Significant effects of facial expression and tone were found in that the study suggested that the combined effect of simultaneous verbal, vocal and facial attitude communications is a weighted sum of their independent effects with the coefficients of .07, .38, and .55, respectively.
Mehrabian and Ferris caution their readers about the limitation to their research,
“These findings regarding the relative contribution of the tonal component of a verbal message can be safely extended only to communication situations in which no additional information about the communicator/addressee relationship is available.”
Takeaway…what can be concluded is that when people communicate, listeners derive information about the speaker’s attitudes towards the listener from visual, tonal, and verbal cues; yet the percentage derived can vary greatly depending on a number of other factors, such as actions, context of the communication, and how well the communicators know each other.

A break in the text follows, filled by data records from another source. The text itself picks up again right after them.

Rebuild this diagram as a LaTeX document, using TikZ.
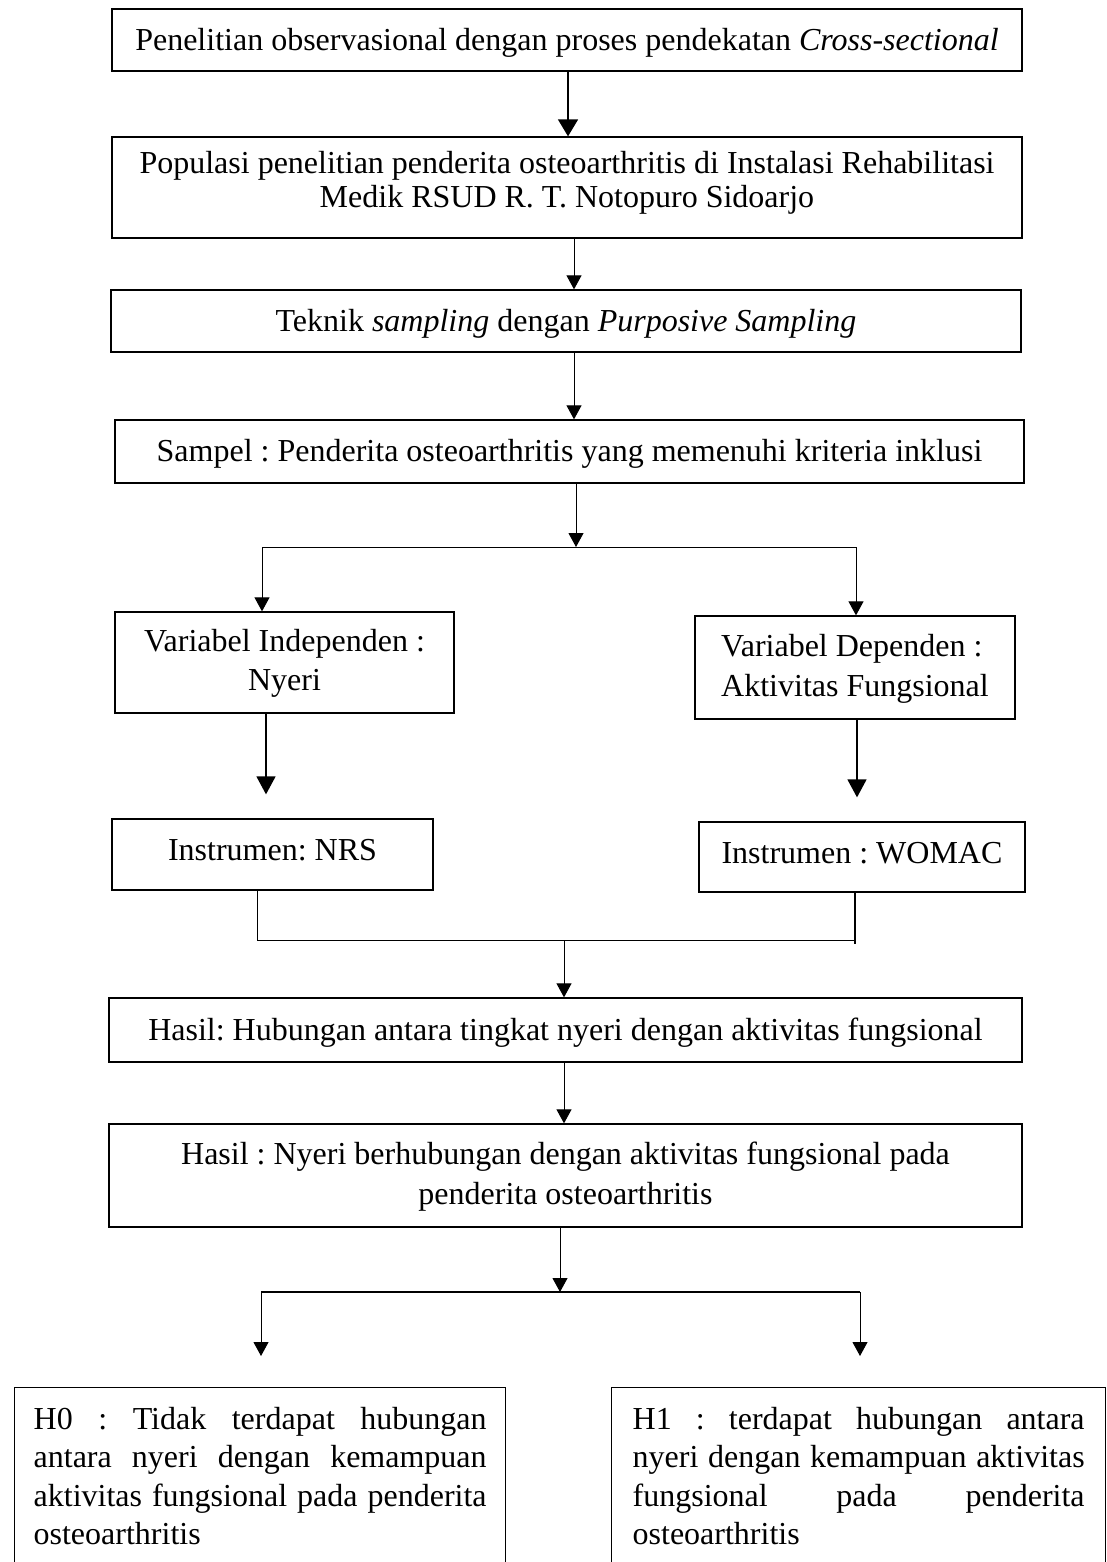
\documentclass[tikz,border=0pt]{standalone}
\usepackage{fontspec}
\setmainfont{Liberation Serif}
\usetikzlibrary{arrows.meta}
\frenchspacing
\newcommand{\lnsC}[2]{\vtop{\baselineskip=#1\lineskiplimit=-100pt\lineskip=0pt\halign{\hfil##\hfil\cr#2\crcr}}}
\newcommand{\lnsL}[2]{\vtop{\baselineskip=#1\lineskiplimit=-100pt\lineskip=0pt\halign{##\hfil\cr#2\crcr}}}
\newcommand{\hypset}{\hyphenpenalty=10000 \exhyphenpenalty=10000 \tolerance=10000 \relax}
\begin{document}
\begin{tikzpicture}[x=1pt,y=-1pt,
  box/.style={draw, line width=1.3pt, inner sep=0pt, text height=30pt, font=\fontsize{32}{38}\selectfont},
  arr/.style={-{Triangle[width=15pt,length=14pt]}, line width=1pt},
  tarr/.style={-{Triangle[width=19pt,length=18pt]}, line width=1.5pt},
  ln/.style={line width=1pt},
  hyp/.style={draw, line width=1.3pt, anchor=north west, inner ysep=0pt, align=justify, text height=42pt, text depth=260pt, font=\fontsize{32}{38.3}\selectfont\hypset}
]
\useasboundingbox (0,0) rectangle (1107,1562);
\clip (0,0) rectangle (1107,1562);

\node[box, minimum width=910pt, minimum height=62pt, text depth=8pt] (b1) at (567,40) {Penelitian observasional dengan proses pendekatan \textit{Cross-sectional}};
\node[box, minimum width=910pt, minimum height=101pt, text depth=57pt] (b2) at (567,187.5) {\lnsC{34pt}{Populasi penelitian penderita osteoarthritis di Instalasi Rehabilitasi\cr Medik RSUD R. T. Notopuro Sidoarjo}};
\node[box, minimum width=910pt, minimum height=62pt, text depth=10pt] (b3) at (566,321) {Teknik \textit{sampling} dengan \textit{Purposive Sampling}};
\node[box, minimum width=909pt, minimum height=63pt, text depth=11pt] (b4) at (569.5,451.5) {Sampel : Penderita osteoarthritis yang memenuhi kriteria inklusi};
\node[box, minimum width=339pt, minimum height=101pt, text depth=53pt] (vl) at (284.5,662.5) {\lnsC{39pt}{Variabel Independen :\cr Nyeri}};
\node[box, minimum width=320pt, minimum height=103pt, text depth=53pt] (vr) at (855,667.5) {\lnsL{40pt}{Variabel Dependen :\cr Aktivitas Fungsional}};
\node[box, minimum width=321pt, minimum height=71pt, text depth=19pt] (nrs) at (272.5,854.5) {Instrumen: NRS};
\node[box, minimum width=326pt, minimum height=70pt, text depth=18pt] (wo) at (862,857) {Instrumen : WOMAC};
\node[box, minimum width=913pt, minimum height=64pt, text depth=10pt] (r1) at (565.5,1030) {Hasil: Hubungan antara tingkat nyeri dengan aktivitas fungsional};
\node[box, minimum width=913pt, minimum height=103pt, text depth=53pt] (r2) at (565.5,1175.5) {\lnsC{40pt}{Hasil : Nyeri berhubungan dengan aktivitas fungsional pada\cr penderita osteoarthritis}};
\node[hyp, text width=453pt, inner xsep=19pt] (h0) at (14,1387) {H0 : Tidak terdapat hubungan\linebreak antara nyeri dengan kemampuan\linebreak aktivitas fungsional pada penderita\linebreak osteoarthritis};
\node[hyp, text width=452pt, inner xsep=21pt] (h1) at (611,1387) {H1 : terdapat hubungan antara\linebreak nyeri dengan kemampuan aktivitas\linebreak fungsional pada penderita\linebreak osteoarthritis};

\coordinate (s1) at (576,547);
\coordinate (s1l) at (262,547);
\coordinate (s1r) at (856,547);
\coordinate (s2l) at (257,940);
\coordinate (s2r) at (855,940);
\coordinate (s2) at (564,940);
\coordinate (s3) at (560,1292);
\coordinate (s3l) at (261,1292);
\coordinate (s3r) at (860,1292);

\draw[line width=1.6pt, -{Triangle[width=20pt,length=17pt]}] ([xshift=1pt]b1.south) -- ([xshift=1pt]b1.south |- b2.north);
\draw[arr] ([xshift=7pt]b2.south) -- ([xshift=7pt]b2.south |- b3.north);
\draw[arr] ([xshift=8pt]b3.south) -- ([xshift=8pt]b3.south |- b4.north);
\draw[arr] ([xshift=6.5pt]b4.south) -- (s1);
\draw[ln] (s1l) -- (s1r);
\draw[arr] (s1l) -- (s1l |- vl.north);
\draw[arr] (s1r) -- (s1r |- vr.north);
\draw[tarr, shorten >=24pt] ([xshift=-18.5pt]vl.south) -- ([xshift=-18.5pt]vl.south |- nrs.north);
\draw[tarr, shorten >=24pt] ([xshift=2pt]vr.south) -- ([xshift=2pt]vr.south |- wo.north);
\draw[ln] (nrs.south -| s2l) -- (s2l) -- (s2r);
\draw[line width=2.5pt] (wo.south -| s2r) -- ([yshift=-4pt]s2r);
\draw[arr] (s2) -- (s2 |- r1.north);
\draw[arr] ([xshift=-1.5pt]r1.south) -- ([xshift=-1.5pt]r1.south |- r2.north);
\draw[arr] ([xshift=-5.5pt]r2.south) -- (s3);
\draw[line width=2.2pt] (s3l) -- (s3r);
\draw[arr, shorten >=31pt] (s3l) -- (s3l |- h0.north);
\draw[arr, shorten >=31pt] (s3r) -- (s3r |- h1.north);
\end{tikzpicture}
\end{document}
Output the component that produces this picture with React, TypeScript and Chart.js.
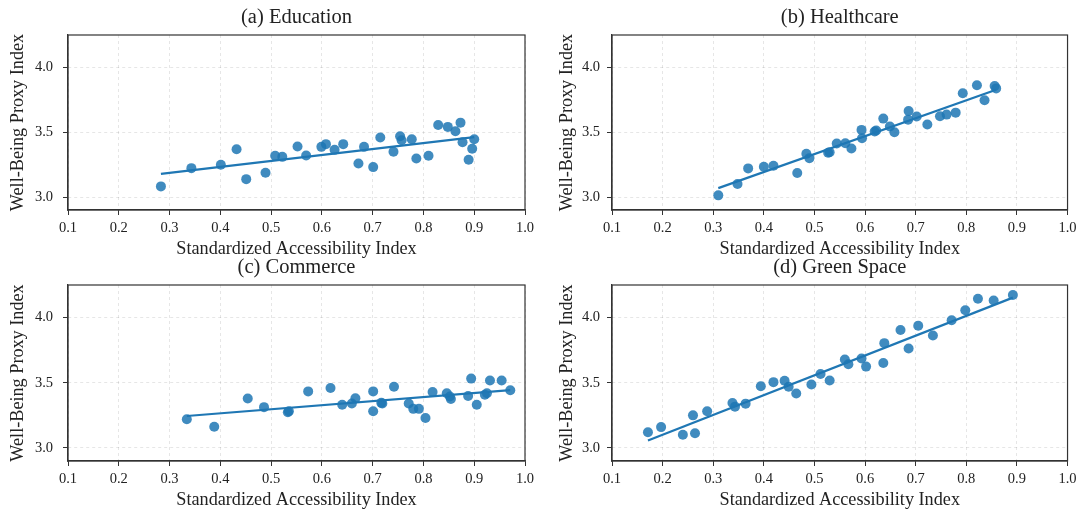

In the mid 1960s, Paul Ekman studied emotions and discovered six facial expressions that almost everyone recognizes world-wide: happiness, sadness, anger, fear, disgust, and surprise. Although they were controversial at first (he was booed off the stage when he first presented it to a group of anthropologists), they are now widely accepted.
One of the controversies still lingering is the amount of context needed to interpret them. For example, if someone reports to me that they have this great idea that they would like to implement, and I say that would be great, but I look on them with a frown, is it possible that I could be thinking about something else? The trouble with these extra signals is that we do not always have the full context. What if the person emailed me and I replied great (while frowning). Would it evoke the same response?
Trust your instincts. Most emotions are difficult to imitate. For example, when you are truly happy, the muscles used for smiling are controlled by the limbic system and other parts of the brain, which are not under voluntary control. When you force a smile, a different part of the brain is used — the cerebral cortex (under voluntary control), hence different muscles are used. This is why a clerk, who might not have any real interest in you, has a fake look when he forces a smile.
Of course, some actors learn to control all of their facial muscles, while others draw on a past emotional experience to produce the emotional state they want. However, this is not an easy trick to pull off all the time. There is a good reason for this—part of our emotions evolved to deal with other people and our empathic nature. If these emotions could easily be faked, they would do more harm than good (Pinker, 1997).
So our emotions not only guide our decisions, they can also be communicated to others to help them in their decisions… of course, their emotions will be the ultimate guide, but the emotions they discover in others become part of their knowledge base.
When all else fails, remember this one simple communication rule: think first, speak later.